De l’autre, dans le jardin des orpins (sorte de sedum), il a installé un peu de terre où les euphorbes, valérianes et herbes marines se plaisent au pied des murets guerriers. Le troisième jardin, dit des étiquettes, reçoit tout ce qui veut bien tomber du ciel, apporté par les oiseaux ou le passage des visiteurs, ou tout autre hasard : on laisse pousser la plante, on l’observe, et elle reçoit son nom botanique, étiquetée pour l’information du public.
Il ne faut pas oublier le quatrième jardin, le plus discret, celui qui se fait vraiment tout seul et qui inspire les autres : les capillaires, mousses et lichens qui poussent dans les interstices de l’indestructible ouvrage de guerre.
Gilles Clément, le poète, fait parler la base elle-même, paradoxal vaisseau ancré dans la terre, inébranlable, comme un vigie désœuvrée, reconvertie à la contemplation des nuages et des oiseaux. Il lui laisse le temps qu’il faudra, très long, pour qu’elle redevienne poussière et sable. Il parle surtout du paysage : qu’est-ce le paysage, sinon ce que l’on regarde, ce que l’on dessine avec le regard ?
Ici, le collectif L’Art au quotidien le prend au mot, et joue de sa poésie, dans ses jardins, comme d’un paysage.

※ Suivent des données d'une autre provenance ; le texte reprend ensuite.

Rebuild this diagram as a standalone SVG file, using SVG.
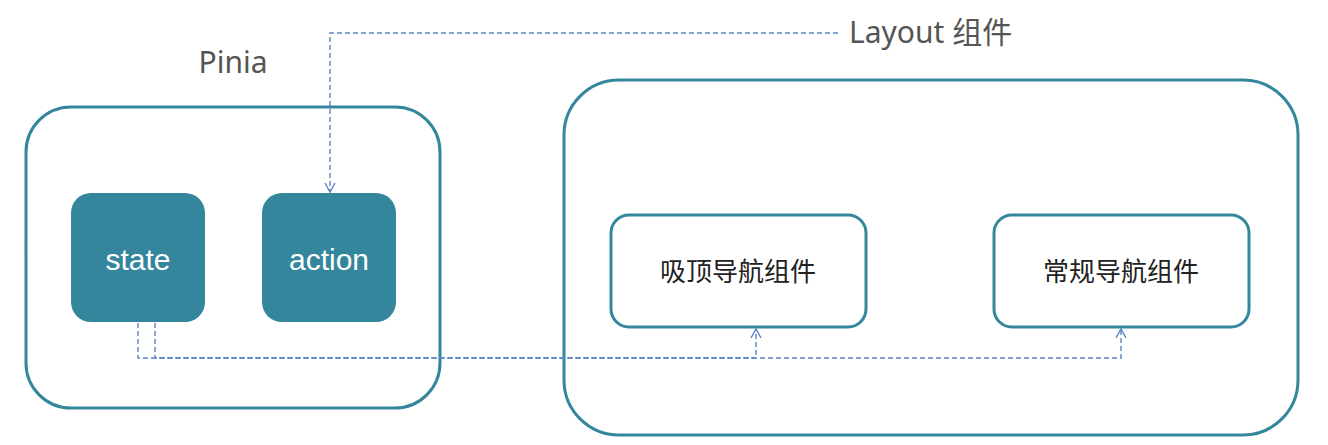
<svg xmlns="http://www.w3.org/2000/svg" width="1328" height="445" viewBox="0 0 1328 445">
  <style>
    .outer { fill: #ffffff; stroke: #33869c; stroke-width: 3; }
    .inner { fill: #ffffff; stroke: #33869c; stroke-width: 3; }
    .solid { fill: #33869c; }
    .dash { fill: none; stroke: #5b84c4; stroke-width: 1.4; stroke-dasharray: 5 3; }
    .lbl { font-family: "Noto Sans", "Noto Sans CJK SC", sans-serif; fill: #555555; }
    .white { font-family: "Liberation Sans", Arial, sans-serif; font-size: 30px; fill: #ffffff; text-anchor: middle; }
    .cjk { font-family: "Noto Sans CJK SC", sans-serif; font-size: 26px; fill: #222222; text-anchor: middle; }
  </style>
  <defs>
    <marker id="arr" markerWidth="14" markerHeight="14" refX="10" refY="6" orient="auto" markerUnits="userSpaceOnUse">
      <path d="M1,1 L10,6 L1,11" fill="none" stroke="#5b84c4" stroke-width="1.4"/>
    </marker>
  </defs>
  <rect width="1328" height="445" fill="#ffffff"/>

  <g id="pinia">
    <rect class="outer" x="26" y="107" width="414" height="301" rx="45"/>
    <text class="lbl" x="233" y="73" font-size="30" text-anchor="middle">Pinia</text>
  </g>
  <g id="layout">
    <rect class="outer" x="564" y="80" width="734" height="355" rx="55"/>
    <text class="lbl" x="849" y="43" font-size="30">Layout 组件</text>
  </g>
  <g id="state">
    <rect class="solid" x="71" y="193" width="134" height="129" rx="20"/>
    <text class="white" x="138" y="270">state</text>
  </g>
  <g id="action">
    <rect class="solid" x="262" y="193" width="134" height="129" rx="20"/>
    <text class="white" x="329" y="270">action</text>
  </g>
  <g id="sticky-nav">
    <rect class="inner" x="611" y="215" width="255" height="112" rx="18"/>
    <text class="cjk" x="738" y="281">吸顶导航组件</text>
  </g>
  <g id="normal-nav">
    <rect class="inner" x="994" y="215" width="255" height="112" rx="18"/>
    <text class="cjk" x="1121" y="281">常规导航组件</text>
  </g>

  <g id="connectors">
    <path class="dash" d="M838,33 H330 V192" marker-end="url(#arr)"/>
    <path class="dash" d="M138,323 V358 H756 V329" marker-end="url(#arr)"/>
    <path class="dash" d="M155,323 V358 H1121 V329" marker-end="url(#arr)"/>
  </g>
</svg>
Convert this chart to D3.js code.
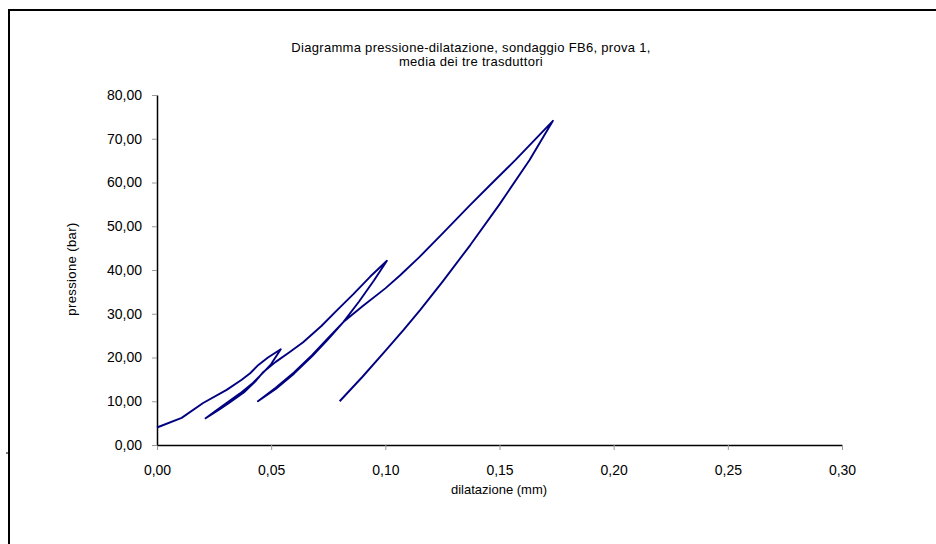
<!DOCTYPE html>
<html>
<head>
<meta charset="utf-8">
<script src="https://cdn.jsdelivr.net/npm/d3@7"></script>
<style>
  body { margin: 0; background: #fff; }
  svg { display: block; font-family: "Liberation Sans", Arial, sans-serif; }
</style>
</head>
<body>
<script>
// curve, in drawing order (load / unload / reload ...)
var dilatazione = [
    0.000, 0.0108, 0.0202, 0.0305, 0.0371, 0.0408, 0.0444, 0.0486, 0.0542,
    0.0500, 0.0466, 0.0420, 0.0364, 0.0300, 0.0262, 0.0213,
    0.0270, 0.0320, 0.0380, 0.0430, 0.0466, 0.0520, 0.0580, 0.0640, 0.0720, 0.0790, 0.0860, 0.0934, 0.1007,
    0.0950, 0.0885, 0.0816, 0.0750, 0.0680, 0.0600, 0.0520, 0.0442,
    0.0520, 0.0600, 0.0680, 0.0750, 0.0816, 0.0900, 0.1000, 0.1065, 0.1150, 0.1250, 0.1372, 0.1470, 0.1569, 0.1650, 0.1734,
    0.1631, 0.1500, 0.1372, 0.1250, 0.1153, 0.1080, 0.1000, 0.0900, 0.0800
];
var pressione = [
    4.0, 6.2, 9.6, 12.6, 14.9, 16.4, 18.3, 20.0, 21.9,
    18.5, 16.6, 14.2, 11.8, 9.4, 8.0, 6.1,
    8.0, 9.8, 12.0, 14.5, 16.7, 19.0, 21.2, 23.5, 27.2, 30.9, 34.5, 38.5, 42.1,
    37.6, 32.8, 28.1, 24.5, 20.6, 16.6, 13.1, 10.0,
    12.8, 16.3, 20.3, 24.2, 28.1, 31.7, 35.8, 38.8, 43.0, 48.3, 54.9, 60.0, 65.1, 69.5, 74.1,
    65.1, 55.0, 45.7, 37.3, 30.9, 26.3, 21.5, 15.6, 10.0
];

var xTicks = [0, 0.05, 0.10, 0.15, 0.20, 0.25, 0.30];
var yTicks = [0, 10, 20, 30, 40, 50, 60, 70, 80];
var titleLines = ["Diagramma pressione-dilatazione, sondaggio FB6, prova 1,", "media dei tre trasduttori"];

var width = 936, height = 544;
var plotLeft = 157, plotRight = 842, plotTop = 95, plotBottom = 445;

var it = d3.formatLocale({decimal: ",", thousands: ".", grouping: [3], currency: ["", " €"]});
var fmt = it.format(".2f");

var svg = d3.select("body").append("svg")
    .attr("width", width)
    .attr("height", height)

// outer frame (cut off at right and bottom like the original)
svg.append("path")
    .attr("d", "M9," + height + "V10H" + width)
    .attr("fill", "none")
    .attr("stroke", "#000")
    .attr("stroke-width", 2)
svg.append("line")
    .attr("x1", 6).attr("x2", 9)
    .attr("y1", 453).attr("y2", 453)
    .attr("stroke", "#000")

var x = d3.scaleLinear().domain([0, 0.3]).range([plotLeft, plotRight]);
var y = d3.scaleLinear().domain([0, 80]).range([plotBottom, plotTop]);

var xAxis = svg.append("g")
    .attr("transform", "translate(0," + plotBottom + ")")
    .call(d3.axisBottom(x).tickValues(xTicks).tickFormat(fmt).tickSize(5).tickSizeOuter(0).tickPadding(15))

var yAxis = svg.append("g")
    .attr("transform", "translate(" + plotLeft + ",0)")
    .call(d3.axisLeft(y).tickValues(yTicks).tickFormat(fmt).tickSize(5).tickSizeOuter(0).tickPadding(10))

svg.selectAll(".domain").attr("stroke", "#000").attr("stroke-width", 1.5)
svg.selectAll(".tick line").attr("stroke", "#999")
svg.selectAll(".tick text")
    .attr("fill", "#000")
    .style("font-size", "14px")
    .style("font-family", "'Liberation Sans', Arial, sans-serif")

var pts = dilatazione.map(function(d, i) { return [d, pressione[i]]; });

svg.append("path")
    .datum(pts)
    .attr("fill", "none")
    .attr("stroke", "#000080")
    .attr("stroke-width", 1.9)
    .attr("stroke-linejoin", "round")
    .attr("d", d3.line().x(function(d) { return x(d[0]); }).y(function(d) { return y(d[1]); }))

// title
svg.append("text")
    .attr("text-anchor", "middle")
    .style("font-size", "13px")
    .style("letter-spacing", "0.3px")
    .selectAll("tspan")
    .data(titleLines)
    .enter().append("tspan")
    .attr("x", 471)
    .attr("y", function(d, i) { return 52 + i * 14; })
    .text(function(d) { return d; })

// axis titles
svg.append("text")
    .attr("x", 499)
    .attr("y", 494)
    .attr("text-anchor", "middle")
    .style("font-size", "13px")
    .text("dilatazione (mm)")

svg.append("text")
    .attr("transform", "translate(76,269) rotate(-90)")
    .attr("text-anchor", "middle")
    .style("font-size", "13px")
    .style("letter-spacing", "0.4px")
    .text("pressione (bar)")
</script>
</body>
</html>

Au coucher du soleil, à l’heure du basculement entre le jour et la nuit, ils jouent du proche et du–très-lointain, de la masse du bâtiment et de la fluidité des danseurs, d’une répartition magnifique et délicate du son, poème en direct ou enregistré, et musique minimale. Le public lui-même fait partie de l’esthétique du spectacle, improvisant une lente chorégraphie collective sur la vaste esplanade, projetant ses ombres, laissant un passage étroit au danseur tout proche…
Gilles Clément le disait lui-même, après le spectacle, cette approche convient mieux aux passages lyriques qu’à ceux qui tiennent du discours. Traités sur un mode peut-être trop distancié et ironique. De même, la déambulation fait tellement partie de l’œuvre que les “canapés observatoires“ invitant à une écoute solitaire sont délaissés.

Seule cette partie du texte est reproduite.